Monday, 23 September 2019

Upward path


upward path
I did not know
the path to heaven
was paved with so many
wicked intentions,
Had I but guessed -
heard a warning bell -
I might have picked
the road to hell.
Ann's poem sums up much of what we all feel. It is so tempting  just to jump ship and leave behind the expectations of conformity and common sense. So often the 'right' path is filled with obstructive people making life miserable, and I sometimes wish I had given myself over to the teachings of Epicurus and pursued pleasure and self-indulgence. But we are where we are, and go on day by day taking what is thrown at us by uncaring fate.

Last week we were invited to dinner with Edwin and his friend in Cambridge. He is from Brazil and a vivacious, intelligent person with a magnificent command of English, and who cooked some traditional food which was among the best we have tasted! They will now come to us at the weekend for a traditional vegetarian English Sunday dinner. Meanwhile, Edwin started his first day as a lecturer at UEA in Norwich, having to get up before dawn to catch the train there. Among his students is a Professor of Geography who has chosen to take an additional degree in English Lit for a bit of relaxation!

North Sea Observatory
We spent the weekend driving to the Motorhome exhibition in Lincolnshire, but were disappointed that there were only a few second-hand vans, all pricey and in uncertain condition. We sat in one for a quiet rest, but another visitor joined us and began telling us how she was widowed suddenly ten years ago. Her husband left no money, but then her mother died leaving her an inheritance that she spent on a camper van, and has been travelling in them ever since. She gave some practical advice too, telling us how one van she had bought had a leaking radiator, another a bald tyre, and a third had the engine blow up. "You have to be careful to get them checked properly," was her concluding advice.

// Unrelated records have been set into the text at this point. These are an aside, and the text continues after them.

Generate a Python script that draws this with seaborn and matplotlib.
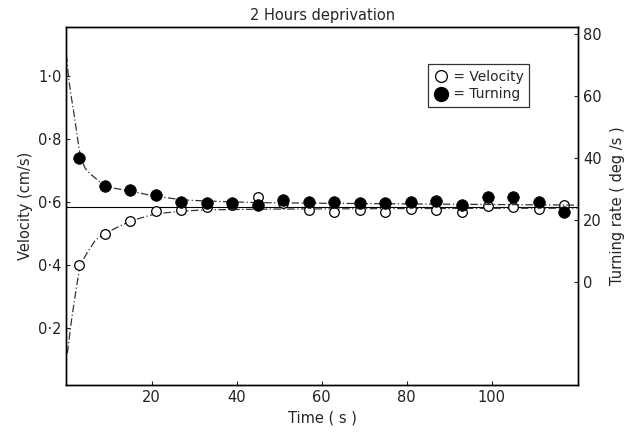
import matplotlib
matplotlib.use("Agg")
import matplotlib.pyplot as plt
from matplotlib.lines import Line2D
import seaborn as sns
import pandas as pd

# ---- data ----
time_s = [3, 9, 15, 21, 27, 33, 39, 45, 51, 57, 63, 69, 75, 81, 87, 93, 99, 105, 111, 117]
velocity = [0.400, 0.498, 0.541, 0.571, 0.576, 0.585, 0.590, 0.617, 0.597, 0.575,
            0.569, 0.575, 0.569, 0.577, 0.575, 0.569, 0.587, 0.585, 0.577, 0.590]
turning = [40.1, 31.0, 29.8, 28.0, 25.9, 25.6, 25.4, 24.8, 26.5, 25.9,
           25.9, 25.6, 25.4, 25.9, 26.2, 24.8, 27.3, 27.3, 25.9, 22.7]

# fitted curves
vel_fit_t = [0.2, 1.3, 2.5, 3.2, 4.8, 6.8, 9.1, 12.3, 15.4, 20.8, 27.2, 33, 45, 60, 80, 100, 120]
vel_fit_v = [0.12, 0.236, 0.342, 0.40, 0.437, 0.479, 0.50, 0.522, 0.541, 0.562, 0.571,
             0.575, 0.577, 0.578, 0.579, 0.580, 0.580]
turn_fit_t = [0.0, 0.5, 1.1, 1.7, 2.5, 3.0, 3.7, 4.4, 5.5, 6.8, 9.1, 12.3, 15.0, 20.8,
              27.2, 33.3, 45, 60, 80, 100, 120]
turn_fit_r = [73.2, 65.8, 60.0, 54.9, 47.4, 42.5, 39.0, 36.7, 35.0, 33.5, 30.7, 30.0,
              29.3, 27.7, 26.5, 26.1, 25.6, 25.4, 25.2, 25.0, 24.8]
equilibrium_velocity = 0.584

vel_ticks = [0.2, 0.4, 0.6, 0.8, 1.0]
vel_ticklabels = ["0·2", "0·4", "0·6", "0·8", "1·0"]
turn_ticks = [0, 20, 40, 60, 80]
time_ticks = [20, 40, 60, 80, 100]

# ---- plotting ----
sns.set_style("ticks")
plt.rcParams["font.family"] = ["DejaVu Sans"]
plt.rcParams["axes.linewidth"] = 1.0

fig = plt.figure(figsize=(6.27, 4.33), dpi=100)
ax = fig.add_axes([0.106, 0.111, 0.816, 0.827])
ax2 = ax.twinx()

df_pts = pd.DataFrame({"time": time_s, "velocity": velocity, "turning": turning})
df_vfit = pd.DataFrame({"time": vel_fit_t, "v": vel_fit_v})
df_tfit = pd.DataFrame({"time": turn_fit_t, "r": turn_fit_r})

ax.axhline(equilibrium_velocity, color="black", lw=0.8, zorder=1)
sns.lineplot(data=df_vfit, x="time", y="v", ax=ax, color="#333333", lw=0.9,
             linestyle=(0, (6, 2, 1, 2)), estimator=None, sort=False, zorder=2)
sns.lineplot(data=df_tfit, x="time", y="r", ax=ax2, color="#333333", lw=0.9,
             linestyle=(0, (6, 2, 1, 2)), estimator=None, sort=False, zorder=2)

sns.scatterplot(data=df_pts, x="time", y="velocity", ax=ax, s=48, marker="o",
                facecolor="white", edgecolor="black", linewidth=0.9, zorder=4)
sns.scatterplot(data=df_pts, x="time", y="turning", ax=ax2, s=70, marker="o",
                color="black", edgecolor="black", linewidth=0.5, zorder=5)

ax.set_xlim(0, 120.3)
ax.set_ylim(0.019, 1.156)
ax2.set_ylim(-33.2, 82.3)

ax.set_xticks(time_ticks)
ax.set_yticks(vel_ticks)
ax.set_yticklabels(vel_ticklabels)
ax2.set_yticks(turn_ticks)

for a in (ax, ax2):
    a.tick_params(direction="in", length=3, width=0.8, labelsize=10.5, colors="#222222")
    for sp in a.spines.values():
        sp.set_visible(True)
        sp.set_color("black")

ax.set_xlabel("Time ( s )", fontsize=10.5, labelpad=4)
ax.set_ylabel("Velocity (cm/s)", fontsize=10.5, labelpad=4)
ax2.set_ylabel("Turning rate ( deg /s )", fontsize=10.5, labelpad=6)
ax.set_title("2 Hours deprivation", fontsize=10.5, pad=5)

handles = [
    Line2D([], [], marker="o", linestyle="none", markersize=8.5,
           markerfacecolor="white", markeredgecolor="black", markeredgewidth=0.9),
    Line2D([], [], marker="o", linestyle="none", markersize=10,
           markerfacecolor="black", markeredgecolor="black"),
]
leg = ax.legend(handles, [" = Velocity", " = Turning"], loc="upper right",
                bbox_to_anchor=(0.905, 0.895), frameon=True, fancybox=False,
                edgecolor="black", fontsize=10, handletextpad=0.1, borderpad=0.4,
                labelspacing=0.25, handlelength=1.0, borderaxespad=0)
leg.get_frame().set_linewidth(0.9)
leg.set_zorder(10)

fig.savefig("out.png", dpi=100)
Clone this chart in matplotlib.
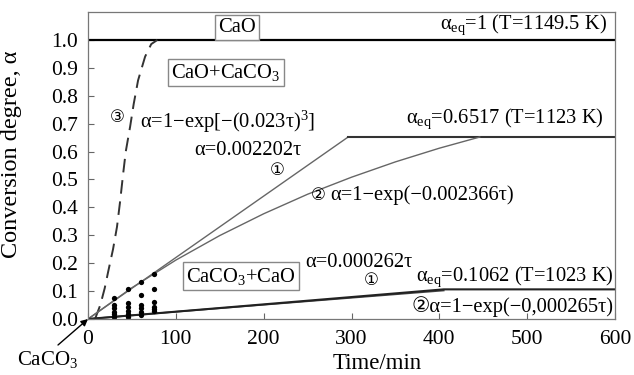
import matplotlib
matplotlib.use('Agg')
import matplotlib.pyplot as plt

plt.rcParams['font.family'] = ['Liberation Serif', 'DejaVu Serif', 'DejaVu Sans']
plt.rcParams['mathtext.fontset'] = 'custom'
plt.rcParams['mathtext.rm'] = 'Liberation Serif'
plt.rcParams['mathtext.it'] = 'Liberation Serif:italic'

# equilibrium levels
alpha_eq_high = 1.0
alpha_eq_mid = 0.6517
alpha_eq_low = 0.1062

# curve 3 (dashed)
tau_3 = [8, 14, 19, 23, 28.5, 33, 36.5, 40, 43, 48, 52, 57, 65, 72, 79]
alpha_3 = [0.0, 0.05, 0.11, 0.17, 0.25, 0.33, 0.42, 0.52, 0.60, 0.69, 0.77, 0.855, 0.94, 0.985, 1.0]

# T=1123 K: linear (1) and exponential (2)
tau_mid_1 = [0, 296, 600]
alpha_mid_1 = [0.0, 0.6517, 0.6517]
tau_mid_2 = [0, 50, 100, 150, 200, 250, 300, 350, 400, 446]
alpha_mid_2 = [0.0, 0.112, 0.211, 0.299, 0.377, 0.447, 0.508, 0.563, 0.612, 0.652]

# T=1023 K
tau_low_1 = [0, 405, 600]
alpha_low_1 = [0.0, 0.1062, 0.1062]
tau_low_2 = [0, 100, 200, 300, 405]
alpha_low_2 = [0.0, 0.026, 0.051, 0.076, 0.102]

# measured points
tau_pts = [30] * 6 + [45] * 6 + [60] * 6 + [75] * 6
alpha_pts = [0.075, 0.05, 0.04, 0.026, 0.018, 0.008,
             0.107, 0.057, 0.043, 0.028, 0.018, 0.008,
             0.132, 0.086, 0.05, 0.04, 0.026, 0.016,
             0.161, 0.107, 0.061, 0.043, 0.035, 0.027]

fig = plt.figure(figsize=(6.34, 3.75), dpi=100)
ax = fig.add_axes([88 / 634, 1 - 319 / 375, 527 / 634, 307 / 375])

ax.plot([0, 600], [alpha_eq_high, alpha_eq_high], color='black', lw=1.6)
ax.plot(tau_3, alpha_3, color='#333333', lw=1.4, ls=(0, (7, 4)))
ax.plot(tau_mid_1[:2], alpha_mid_1[:2], color='#666666', lw=1.0)
ax.plot(tau_mid_1[1:], alpha_mid_1[1:], color='#333333', lw=1.5)
ax.plot(tau_mid_2, alpha_mid_2, color='#666666', lw=1.0)
ax.plot(tau_low_2, alpha_low_2, color='#444444', lw=1.2)
ax.plot(tau_low_1, alpha_low_1, color='#222222', lw=1.5)
ax.plot(tau_pts, alpha_pts, 'o', color='black', ms=3.8, mec='none')

ax.set_xlim(0, 600)
ax.set_ylim(0, 1.1)
ax.set_xticks(range(0, 601, 100))
ax.set_yticks([i / 10 for i in range(11)])
ax.set_yticklabels(['%.1f' % (i / 10) for i in range(11)])
ax.tick_params(direction='in', length=4, color='#666666', labelsize=15.5, pad=7)
ax.tick_params(axis='x', pad=8)
for sp in ax.spines.values():
    sp.set_color('#777777')
    sp.set_linewidth(0.9)

ax.set_xlabel('Time/min', fontsize=16.5)
ax.xaxis.set_label_coords((377 - 88) / 527, -0.11)
ax.set_ylabel('Conversion degree, α', fontsize=17.5)
ax.yaxis.set_label_coords(-0.125, (319 - 154) / 307)

box = dict(boxstyle='square,pad=0.15', fc='white', ec='#888888', lw=1)
fs = 14.8
cfs = 12
ax.text(170, 1.045, 'CaO', fontsize=fs, ha='center', va='center', bbox=box)
ax.text(591, 1.055, 'α$_{\\rm eq}$=1 (T=1149.5 K)', fontsize=fs, ha='right', va='center')
ax.text(157, 0.884, 'CaO+CaCO$_3$', fontsize=fs, ha='center', va='center', bbox=box)
ax.text(33, 0.723, '③', fontsize=cfs, ha='center', va='center', family='DejaVu Sans')
ax.text(59, 0.705, 'α=1−exp[−(0.023τ)$^3$]', fontsize=fs, ha='left', va='center')
ax.text(182, 0.605, 'α=0.002202τ', fontsize=fs, ha='center', va='center')
ax.text(215, 0.533, '①', fontsize=cfs, ha='center', va='center', family='DejaVu Sans')
ax.text(587, 0.719, 'α$_{\\rm eq}$=0.6517 (T=1123 K)', fontsize=fs, ha='right', va='center')
ax.text(262, 0.444, '②', fontsize=cfs, ha='center', va='center', family='DejaVu Sans')
ax.text(276, 0.444, 'α=1−exp(−0.002366τ)', fontsize=fs, ha='left', va='center')
ax.text(174, 0.154, 'CaCO$_3$+CaO', fontsize=fs, ha='center', va='center', bbox=box)
ax.text(247, 0.204, 'α=0.000262τ', fontsize=fs, ha='left', va='center')
ax.text(323, 0.14, '①', fontsize=cfs, ha='center', va='center', family='DejaVu Sans')
ax.text(598, 0.15, 'α$_{\\rm eq}$=0.1062 (T=1023 K)', fontsize=fs, ha='right', va='center')
ax.text(598, 0.043, '②α=1−exp(−0,000265τ)', fontsize=fs, ha='right', va='center')

ax.annotate('', xy=(0, 0), xytext=(58 / 634, 1 - 345 / 375), textcoords='figure fraction',
            arrowprops=dict(arrowstyle='-|>', color='black', lw=1, mutation_scale=10,
                            shrinkA=0, shrinkB=0), annotation_clip=False)
fig.text(48 / 634, 1 - 359 / 375, 'CaCO$_3$', fontsize=15, ha='center', va='center')

fig.savefig('out.png', dpi=100)
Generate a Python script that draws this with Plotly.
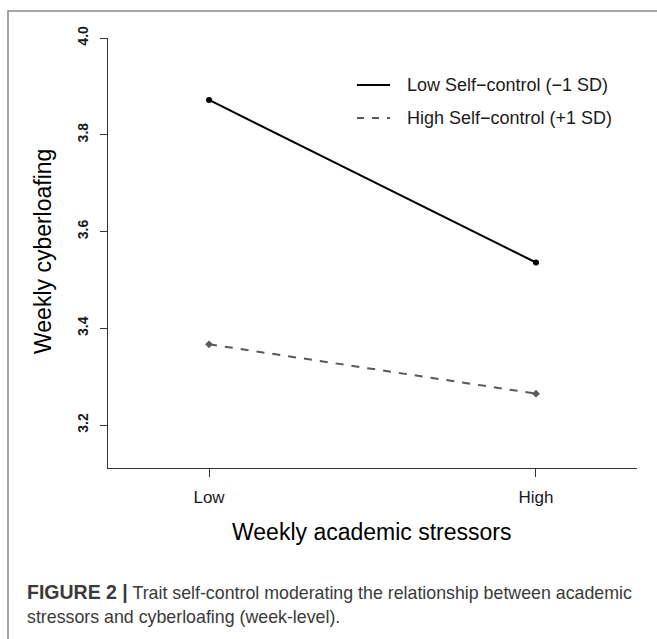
import plotly.graph_objects as go

categories = ["Low", "High"]
low_sc = [3.872, 3.536]
high_sc = [3.367, 3.265]
series_names = ["Low Self\u2212control (\u22121 SD)", "High Self\u2212control (+1 SD)"]
y_ticks = [3.2, 3.4, 3.6, 3.8, 4.0]

W, H = 657, 639
L, R, T, B = 108, 20, 38, 171
pw, ph = W - L - R, H - T - B

def px(x):
    return (x - L) / pw

def py(y):
    return (H - B - y) / ph

FONT = "Liberation Sans, Arial, sans-serif"

fig = go.Figure()
fig.add_trace(go.Scatter(x=categories, y=low_sc, mode="lines+markers",
                         line=dict(color="black", width=2),
                         marker=dict(color="black", size=6, symbol="circle"),
                         name=series_names[0], showlegend=False))
fig.add_trace(go.Scatter(x=categories, y=high_sc, mode="lines+markers",
                         line=dict(color="#595959", width=2, dash="8px,8px"),
                         marker=dict(color="#595959", size=6, symbol="diamond"),
                         name=series_names[1], showlegend=False))

shapes = []
annotations = []
# outer frame
shapes.append(dict(type="rect", xref="paper", yref="paper",
                   x0=px(8), x1=px(700), y0=py(700), y1=py(11),
                   line=dict(color="#8a8a8a", width=1.5), layer="below"))
# legend
leg_rows = [85, 118]
leg_styles = [dict(color="black", width=2), dict(color="#595959", width=2, dash="7px,8px")]
for name, yy, st in zip(series_names, leg_rows, leg_styles):
    shapes.append(dict(type="line", xref="paper", yref="paper",
                       x0=px(357), x1=px(390), y0=py(yy), y1=py(yy), line=st))
    annotations.append(dict(text=name, xref="paper", yref="paper", x=px(405), y=py(yy),
                            xanchor="left", yanchor="middle", showarrow=False,
                            font=dict(size=18, color="#1a1a1a", family=FONT)))
# axis titles
annotations.append(dict(text="Weekly academic stressors", xref="paper", yref="paper",
                        x=px(372), y=py(532), xanchor="center", yanchor="middle", showarrow=False,
                        font=dict(size=23, color="black", family=FONT)))
annotations.append(dict(text="Weekly cyberloafing", xref="paper", yref="paper",
                        x=px(43), y=py(252), xanchor="center", yanchor="middle", showarrow=False,
                        textangle=-90, font=dict(size=23, color="black", family=FONT)))
# caption
cap1 = "<b><span style='font-size:19.5px'>FIGURE 2 |</span></b> Trait self-control moderating the relationship between academic"
cap2 = "stressors and cyberloafing (week-level)."
for txt, yy in [(cap1, 592), (cap2, 617)]:
    annotations.append(dict(text=txt, xref="paper", yref="paper", x=px(25), y=py(yy),
                            xanchor="left", yanchor="middle", showarrow=False,
                            font=dict(size=17.8, color="#3a3a3a", family=FONT)))

fig.update_layout(
    width=W, height=H,
    margin=dict(l=L, r=R, t=T, b=B, pad=0),
    paper_bgcolor="white", plot_bgcolor="white",
    font=dict(family=FONT, color="black"),
    shapes=shapes, annotations=annotations,
    showlegend=False,
    xaxis=dict(type="category", range=[-0.309, 1.309], showgrid=False, zeroline=False,
               showline=True, linecolor="#333", linewidth=1.2,
               ticks="outside", ticklen=8, tickcolor="#333", tickwidth=1,
               ticklabelstandoff=5,
               tickfont=dict(size=17, color="#1a1a1a")),
    yaxis=dict(range=[3.1113, 4.0], showgrid=False, zeroline=False,
               showline=True, linecolor="#333", linewidth=1.2,
               tickvals=y_ticks, ticktext=[f"<b>{v:.1f}</b>" for v in y_ticks],
               ticks="outside", ticklen=7, tickcolor="#333", tickwidth=1,
               ticklabelstandoff=6,
               tickangle=-90, tickfont=dict(size=14, color="#1a1a1a")),
)

fig.write_html("out.html", config={"displayModeBar": False},
               post_script="document.body.style.margin='0';")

We stayed at the smart  Petwood Hotel. It was used by the 617 Dambusters squadren during the war, and the officers' mess is still intact as a museum filled with mementos and pieces of equipment from that time, with several paintings of the raids.

Ann at the Romany Museum
On Sunday we visited Chapel-St-Leonards, to follow the footsteps of  "On Chapel Sands: My Mother and Other Missing Persons" by Laura Cumming. A remarkable biography that is both mystery and detective story. The area is much changed since her mother's childhood time, with many caravan and chalet parks, and the North Sea Observatory which puzzled me, as I wondered how anyone could construct an observatory in such a low-lying and misty area. It turned out to be just a tearoom with a view, but a magnificent modern design for all of that. We then turned for Anderby Creek, a quiet unspoilt stretch of coast with a Cloud Bar - a type of Cloud Observatory, with concrete sculptures of clouds and a few mirrors to view the sky without craning ones neck. Finally home via the Romany Museum at Spalding, a real eye-opener to a way of life usually unseen with many finely restored Gypsy caravans and photographs. The founder's daughter even made us coffee and brought it to us while we watched the video by her father.